Tarleton professors review Rate My Professors

By Channing Flatt—

Multimedia Journalist

Tarleton State University professors have given the website RateMyProfessors.com mixed reviews. Some love it. Some hate it. Some are indifferent to it.

RateMyProfessors.com’s ratings can be found on many university campuses across the country and even the world. With over 19 million reviews at over 8,000 universities across the globe, RateMyProfessors.com is the most popular website of its kind.

Dr. Karl Aho, an assistant professor of Philosophy, not only has a poor opinion of RateMyProfessors.com, but believes it to be unethical.

“I think it’s harmful,” he says. “I think it promotes what the great Danish philosopher Kierkegaard might call the relentless mentality of comparison, and I don’t think that’s a great way for us to live our lives.”

“It’s bad for students,” he added, “in that it promotes a sort of consumer mindset to education, treating a college course like something you would look up on Yelp.”

When asked on a scale of 1-5 what he would rate the website, Aho expressed if he could give a negative rating, he would; despite having a 4.8 rating in the overall quality category.

“I’m pretty much as opposed to the site as I can be. It seems that the only good function of the site is to provide students information about courses, and I think that’s great. Students should be informed about the courses they’re signing up for. However, I think the site’s problematic,” Aho said.

Christopher Gearhart, assistant professor in the Department of Communication studies, has a 4.2 overall quality rating and is one faculty member who would disagree with Aho. Gearhart thinks the website is a good information-seeking tool and can even help students in reducing the anxiety of signing up for classes.

“I personally would rate it a 5 (out of 5). I think it’s a good tool for students to be able to get good information about their classes, about their professors,” Gearhart said. “I think that in terms of communication, students use RMP as kind of an information-seeking tool. What is the class like, what is the professor like, and that uncertainty causes people anxiety and worry. So, they can go and can read about the course and get some information about how it’s going to be.”

Gearhart, who has read research on the site and is even working on research of his own, said he was very surprised by what the research showed.

“I think the belief among a lot of professors is that students get a bad grade or have a bad experience and they want to go on there and just blast them and have all these negative comments. But really what the research shows is that students that are going on there are posting positive comments,” Gearhart said.
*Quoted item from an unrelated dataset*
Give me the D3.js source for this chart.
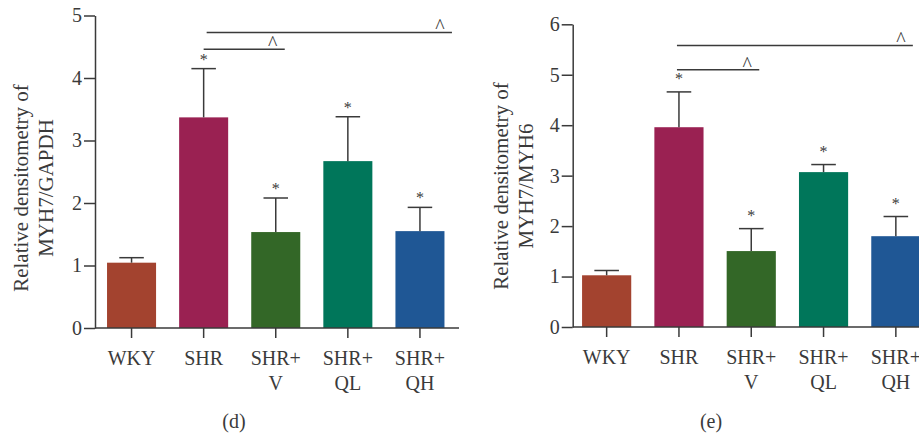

Although Gearhart said he has a high approval of the website now, he did not always look at it so favorably.

“I also had the belief that students would just go on there and leave a bunch of negative comments because they had a bad taste in their mouth after a bad experience or a bad grade. So, it was surprising to see they (the reviews) were majority positive.”

Silver Barns, adjunct instructor for the Psychology Department, who boasts a rating of 4.5 in the overall quality rating, says that she found RateMyProfessors.com useful as a student, but since becoming an instructor has grown indifferent to the website.

“As a student it’s very helpful so probably a four (out of five). As a professor it doesn’t really bother me either way so either a two and a half or a three (out of five),” Barns said.

Regarding whether she ever checked her own reviews, Barns said she does, but mostly to find ways to improve her classes.

“It’s good to see what kids like so you can continue to do those things,” Barns added.

When it comes to any bad reviews on the site, Barns said she has thick skin regarding negative comments.

“Well I’ve taught before, and I’ve taught in a charter school with a lot of kids who had lots of home problems and stuff and they’re honest and they tell it to your face. So, what was written online didn’t hurt my feelings. Well, it did for a second but not enough to discourage me,” Barns said.

Even though Barns said her reviews don’t phase her, she has seen negative reviews have a real-life impact.

“We did have a GA (graduate assistant) before that had one of the negative ones (reviews) and that made them not want to teach when they got done. And it just impacted them to where they didn’t feel like they could overcome it,” Barns said.

Chelsea Bradley, graduate teaching assistant of the Psychology Department, said that she doesn’t have any reviews, but doesn’t know of many instructors who even check the website.

“Most instructors that I know don’t even read their own reviews. I probably wouldn’t because I’m afraid of getting my own feelings hurt,” Bradley said.

One criticism that the site has drawn is its “Hot or Not” feature. The site’s feature, which is represented by a chili pepper, let students rate how attractive their professors are.

Karl Aho thinks that the feature has no place in education.

“It’s (RateMyProfessors.com) particularly bad probably in gender weights. There’s definitely the chili pepper where you rate your faculty as hot or not which is problematic and not something we should promote in education,” Aho said.

However, fellow instructor Silver Barns says that she has no problem with the feature.

“I don’t really have a problem with it. Everybody has their own level of attractiveness. So what may be attractive to one person may not be necessarily attractive to another, but for some students I don’t know if it’s just personal not necessarily their outer appearance, but how they portray their self,” Barns said.

Tarleton professors may have mixed reviews when it comes to the website RateMyProfessors.com but it is something they must live with. And although the reviews are anything but official, it doesn’t mean they don’t have an impact.